Here is the math at each tier using industry average conversion rates:
| Metric | $3K Tier | $5K Tier | $10K Tier |
|---|---|---|---|
| Emails sent per month | 7,500 | 15,000 | 25,000 |
| Reply rate (industry median 3.43%) | 257 | 515 | 858 |
| Positive replies (40% of replies) | 103 | 206 | 343 |
| Meetings booked (25% of positives) | 26 | 51 | 86 |
| Cost per booked meeting | $115 | $98 | $116 |
Those numbers assume the industry median reply rate. Agencies above median (4% to 6% reply rate) produce significantly better unit economics. Agencies below median burn the same budget with fewer meetings and higher cost per meeting.

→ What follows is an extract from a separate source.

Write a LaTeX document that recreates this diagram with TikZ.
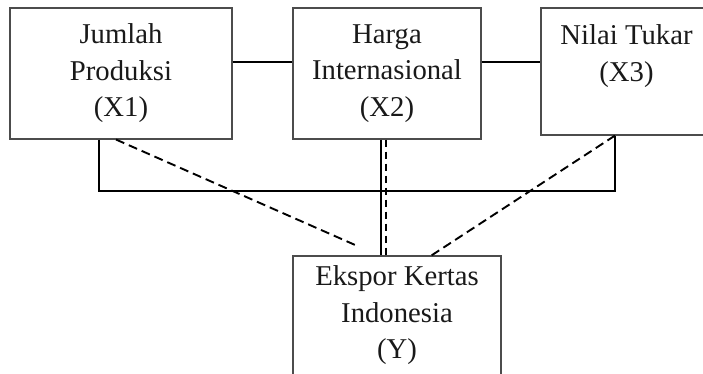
\documentclass[tikz,border=0pt]{standalone}
\usepackage{fontspec}
\setmainfont{Liberation Serif}
\usetikzlibrary{calc}
\begin{document}
\begin{tikzpicture}[x=1pt,y=-1pt,
  varbox/.style={draw=black!70,line width=1.1pt,align=center,inner sep=0pt,
    font=\fontsize{28.7}{36.5}\selectfont,text=black!90},
  link/.style={draw=black,line width=2pt},
  dashlink/.style={draw=black,line width=1.9pt,dash pattern=on 9pt off 5pt}]
\useasboundingbox (0,0) rectangle (703,374);
\clip (0,0) rectangle (703,374);
\node[varbox,minimum width=222pt,minimum height=131pt] (X1) at (121,73.5) {Jumlah\\Produksi\\(X1)};
\node[varbox,minimum width=188pt,minimum height=131pt] (X2) at (387,73.5) {Harga\\Internasional\\(X2)};
\node[varbox,minimum width=171pt,minimum height=127pt] (X3) at (626.5,71.5) {Nilai Tukar\\(X3)\\~};
\node[varbox,minimum width=208pt,minimum height=119pt] (Y) at (397,315.5) {Ekspor Kertas\\Indonesia\\(Y)};
% horizontal links
\draw[link] ([yshift=11.5pt]X1.east) -- ([yshift=11.5pt]X1.east -| X2.west);
\draw[link] ([yshift=11pt]X2.east) -- ([yshift=11pt]X2.east -| X3.west);
% bracket
\coordinate (bl) at (99,191);
\coordinate (br) at (615,191);
\draw[link,line width=2.3pt,line join=miter] (X1.south -| bl) -- (bl) -- (br) -- (X3.south -| br);
% middle verticals
\draw[link] ([xshift=-6pt]X2.south) -- ([xshift=-6pt]X2.south |- Y.north);
\draw[dashlink,dash pattern=on 7pt off 5pt] ([xshift=-1pt]X2.south) -- ([xshift=-1pt]X2.south |- Y.north);
% diagonals
\coordinate (dl) at ($(Y.north west)+(66,-9)$);
\draw[dashlink] ([xshift=-5pt]X1.south) -- (dl);
\draw[dashlink] (X3.south -| br) -- ($(Y.north west)+(139,0)$);
\end{tikzpicture}
\end{document}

The reason cost per meeting stays relatively flat across tiers in the table is that higher spend buys proportionally more volume at the median rate. The real value difference appears when the higher tier agency also delivers a higher reply rate because of better data, better copy, and better infrastructure. A $5K agency running a 4.6% reply rate produces better cost per meeting than a $10K agency running the 3.43% median.

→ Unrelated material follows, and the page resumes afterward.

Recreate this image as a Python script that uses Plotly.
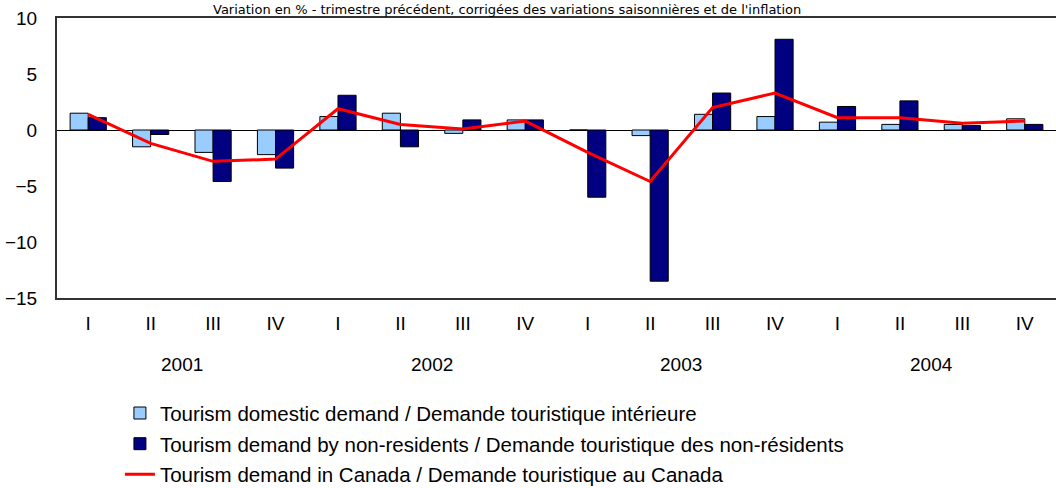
import plotly.graph_objects as go

quarters = ["I", "II", "III", "IV"] * 4
years = ["2001", "2002", "2003", "2004"]
domestic = [1.5, -1.5, -2.0, -2.2, 1.2, 1.5, -0.3, 0.9, 0.0, -0.5, 1.4, 1.2, 0.7, 0.5, 0.5, 1.0]
non_residents = [1.1, -0.4, -4.6, -3.4, 3.1, -1.5, 0.9, 0.9, -6.0, -13.5, 3.3, 8.1, 2.1, 2.6, 0.4, 0.5]
canada = [1.4, -1.2, -2.8, -2.6, 1.9, 0.5, 0.1, 0.8, -2.0, -4.6, 2.0, 3.3, 1.1, 1.1, 0.6, 0.8]

names = [
    "Tourism domestic demand / Demande touristique intérieure",
    "Tourism demand by non-residents / Demande touristique des non-résidents",
    "Tourism demand in Canada / Demande touristique au Canada",
]
subtitle = "Variation en % - trimestre précédent, corrigées des variations saisonnières et de l'inflation"

x = list(range(len(quarters)))
FONT = "Liberation Sans, Arial, sans-serif"

fig = go.Figure()
fig.add_trace(go.Bar(x=x, y=domestic, name=names[0], legendgroup="a",
                     marker=dict(color="#99CCFF", line=dict(color="#000000", width=1))))
fig.add_trace(go.Bar(x=x, y=non_residents, name=names[1], legendgroup="b",
                     marker=dict(color="#000080", line=dict(color="#000000", width=1))))
fig.add_trace(go.Scatter(x=x, y=canada, name=names[2], legendgroup="c", mode="lines",
                         line=dict(color="#FF0000", width=3)))

for i, yr in enumerate(years):
    fig.add_annotation(x=i * 4 + 1.5, y=-0.236, xref="x", yref="paper", text=yr,
                       showarrow=False, yanchor="middle",
                       font=dict(family=FONT, size=19, color="#000"))

fig.add_annotation(x=0.45, y=1.064, xref="paper", yref="paper", text=subtitle,
                   showarrow=False, yanchor="top",
                   font=dict(family="DejaVu Sans, sans-serif", size=13, color="#000"))

fig.update_layout(
    width=1056, height=488,
    margin=dict(l=57, r=0, t=18, b=190, autoexpand=False),
    paper_bgcolor="white", plot_bgcolor="white",
    barmode="group", bargap=0.42, bargroupgap=0,
    font=dict(family=FONT, size=19, color="#000"),
    legend=dict(x=0.063, y=-0.34, xanchor="left", yanchor="top",
                traceorder="grouped", tracegroupgap=1,
                font=dict(family=FONT, size=20.5, color="#000")),
    showlegend=True,
)
fig.update_xaxes(range=[-0.5, 15.5], tickvals=x, ticktext=quarters,
                 showgrid=False, zeroline=False, showline=True, mirror=True,
                 linecolor="#333333", linewidth=2, ticks="", ticklabelstandoff=7,
                 tickfont=dict(size=19))
fig.update_yaxes(range=[-15, 10], tickvals=[-15, -10, -5, 0, 5, 10],
                 showgrid=False, zeroline=True, zerolinecolor="#000000", zerolinewidth=1,
                 showline=True, mirror=False, linecolor="#333333", linewidth=2,
                 ticks="", ticklabelstandoff=14, tickfont=dict(size=19))

fig.write_html("out.html", config={"displayModeBar": False},
               post_script="document.body.style.margin='0';")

Ask for the cost per booked meeting number. If the agency cannot give it to you, they do not track the one metric that directly ties their work to your revenue.

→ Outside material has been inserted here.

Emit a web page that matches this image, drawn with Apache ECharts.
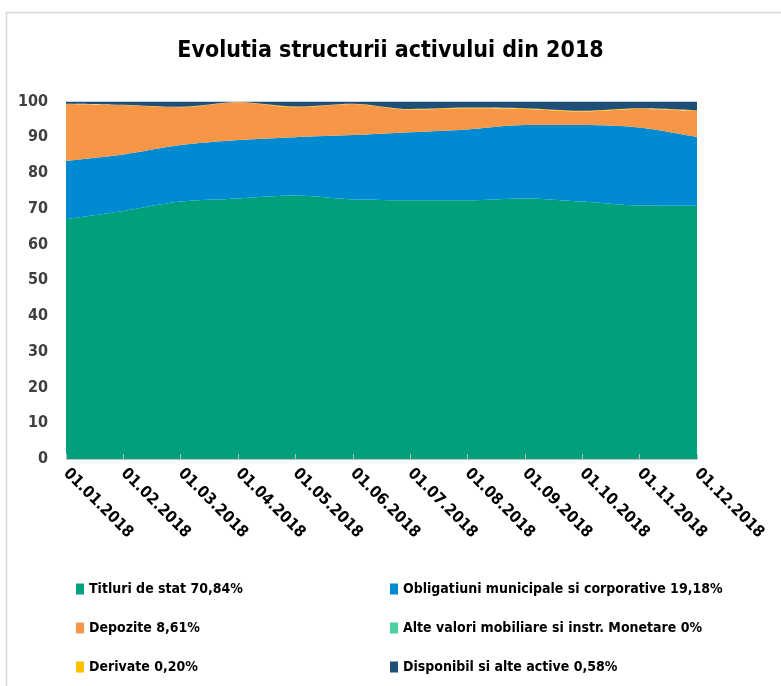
<!DOCTYPE html>
<html>
<head>
<meta charset="utf-8">
<script src="https://cdn.jsdelivr.net/npm/echarts@6/dist/echarts.min.js"></script>
<style>html,body{margin:0;padding:0;background:#fff;}#c{width:781px;height:686px;}</style>
</head>
<body>
<div id="c"></div>
<script>
var categories = ['01.01.2018','01.02.2018','01.03.2018','01.04.2018','01.05.2018','01.06.2018','01.07.2018','01.08.2018','01.09.2018','01.10.2018','01.11.2018','01.12.2018'];
var titluri = [67.1, 69.4, 72.0, 72.9, 73.7, 72.6, 72.4, 72.4, 72.9, 72.0, 70.9, 70.84];
var obligatiuni = [16.3, 15.8, 15.8, 16.3, 16.3, 18.0, 19.0, 19.8, 20.5, 21.4, 21.8, 19.18];
var depozite = [15.9, 13.8, 10.6, 10.6, 8.4, 8.7, 6.3, 5.9, 4.5, 3.8, 5.2, 7.3];
var alteValori = [0, 0, 0, 0, 0, 0, 0, 0, 0, 0, 0, 0];
var derivate = [0.1, 0.1, 0.1, 0.05, 0.2, 0.1, 0.2, 0.2, 0.2, 0.2, 0.2, 0.2];
var disponibil = [0.6, 0.9, 1.5, 0.15, 1.4, 0.6, 2.1, 1.7, 1.9, 2.6, 1.9, 2.5];
var yTicks = [0, 10, 20, 30, 40, 50, 60, 70, 80, 90, 100];

var names = ['Titluri de stat 70,84%', 'Obligatiuni municipale si corporative 19,18%', 'Depozite 8,61%', 'Alte valori mobiliare si instr. Monetare 0%', 'Derivate 0,20%', 'Disponibil si alte active 0,58%'];
var colors = ['#00A07B', '#008AD2', '#F79646', '#4FD19F', '#FFC000', '#1F4E79'];
var dataSets = [titluri, obligatiuni, depozite, alteValori, derivate, disponibil];

var FONT = '"DejaVu Sans Condensed", "Liberation Sans Narrow", sans-serif';

var series = dataSets.map(function (d, i) {
  return {
    name: names[i], type: 'line', stack: 'total', data: d,
    smooth: 0.3, symbol: 'none', showSymbol: false,
    lineStyle: { width: 0 },
    areaStyle: { color: colors[i], opacity: 1 },
    itemStyle: { color: colors[i] },
    z: 2
  };
});

var legendText = { fontFamily: FONT, fontSize: 14, fontWeight: 'bold', color: '#000' };
var chart = echarts.init(document.getElementById('c'));
chart.setOption({
  animation: false,
  backgroundColor: '#fff',
  graphic: [{ type: 'rect', shape: { x: 6.5, y: 12.5, width: 800, height: 700 }, style: { fill: 'none', stroke: '#D9D9D9', lineWidth: 1.5 }, silent: true }],
  title: { text: 'Evolutia structurii activului din 2018', left: 'center', top: 35,
    textStyle: { fontFamily: FONT, fontSize: 23, fontWeight: 'bold', color: '#000' } },
  legend: [
    { orient: 'vertical', left: 71, top: 577, itemGap: 25, itemWidth: 8, itemHeight: 11, icon: 'rect',
      data: [names[0], names[2], names[4]], textStyle: legendText, selectedMode: false },
    { orient: 'vertical', left: 385, top: 577, itemGap: 25, itemWidth: 8, itemHeight: 11, icon: 'rect',
      data: [names[1], names[3], names[5]], textStyle: legendText, selectedMode: false }
  ],
  grid: { left: 66, right: 84, top: 101.5, bottom: 227, containLabel: false },
  xAxis: {
    type: 'category', data: categories, boundaryGap: false,
    axisLine: { lineStyle: { color: '#BFBFBF', width: 1 } },
    axisTick: { show: true, inside: true, length: 5, interval: 0, lineStyle: { color: '#BFBFBF' } },
    axisLabel: { interval: 0, rotate: -45, margin: 12, fontFamily: FONT, fontSize: 16, fontWeight: 'bold', color: '#000' },
    z: 10
  },
  yAxis: {
    type: 'value', min: 0, max: 100, interval: 10,
    axisLine: { show: false }, axisTick: { show: false }, splitLine: { show: false },
    axisLabel: { margin: 18, fontFamily: FONT, fontSize: 16, fontWeight: 'bold', color: '#404040',
      formatter: function (v) { return yTicks.indexOf(v) >= 0 ? String(v) : ''; } }
  },
  series: series
});
</script>
</body>
</html>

How to Negotiate Agency Pricing
Agency pricing is not fixed. Here is what is negotiable and what is not.
Negotiable:
- Setup fees (ask to waive or amortize across the first 3 months)
- Contract length (push for month to month after a 30 to 60 day pilot)
- Data and infrastructure pass through costs (ask them to bundle into the retainer)
- Additional campaigns (negotiate a flat rate for adding ICPs instead of per campaign pricing)
- Performance benchmarks (tie renewal to positive reply rate or meetings booked, not just activity)
Not negotiable (and you should not want them to be):
- Domain ownership (you own the domains, always)
- Data transparency (you should have access to every lead sent to and every reply received)
- Sending volume ramp up timeline (warmup takes 2 to 3 weeks, no shortcuts)
The strongest negotiation leverage is a pilot. Offer to pay full rate for 30 to 60 days with clear benchmarks. If the benchmarks are met, you commit to 3 to 6 months. This lets the agency prove their system works on your ICP, and gives you data to evaluate before a long term commitment. Most agencies will accept this because the ones with strong systems convert 80%+ of pilots into retainers. We wrote about evaluating pilots in our red flags guide.
When Price Stops Being the Right Question
Once you know the cost per meeting and the conversion rate from meeting to closed deal, the pricing conversation shifts from "how much does the agency charge" to "what is my return on this spend."
A $5,000 per month agency that books 10 meetings with a 25% close rate produces 2.5 clients per month. If your average contract value is $10,000, that is $25,000 in revenue from $5,000 in spend. 5x return. At $20,000 ACV, it is $50,000. 10x return. The retainer size becomes irrelevant because the unit economics are what matter.
The companies that overpay for cold email are not the ones on the highest retainer. They are the ones on any retainer with an agency that cannot convert positive replies into booked meetings. A $3K agency with no post reply system and a 10% booking rate produces fewer meetings than a $5K agency with a 30% booking rate, even though it costs less. The cheaper agency is more expensive per meeting booked.
Price is a filter, not a decision. Filter out agencies below $2,000 (not enough margin to build real infrastructure) and above $15,000 (enterprise pricing for a problem that does not require enterprise complexity). Then compare on cost per meeting, reply rate, and what happens between the positive reply and the booked conversation. That is where the real value lives.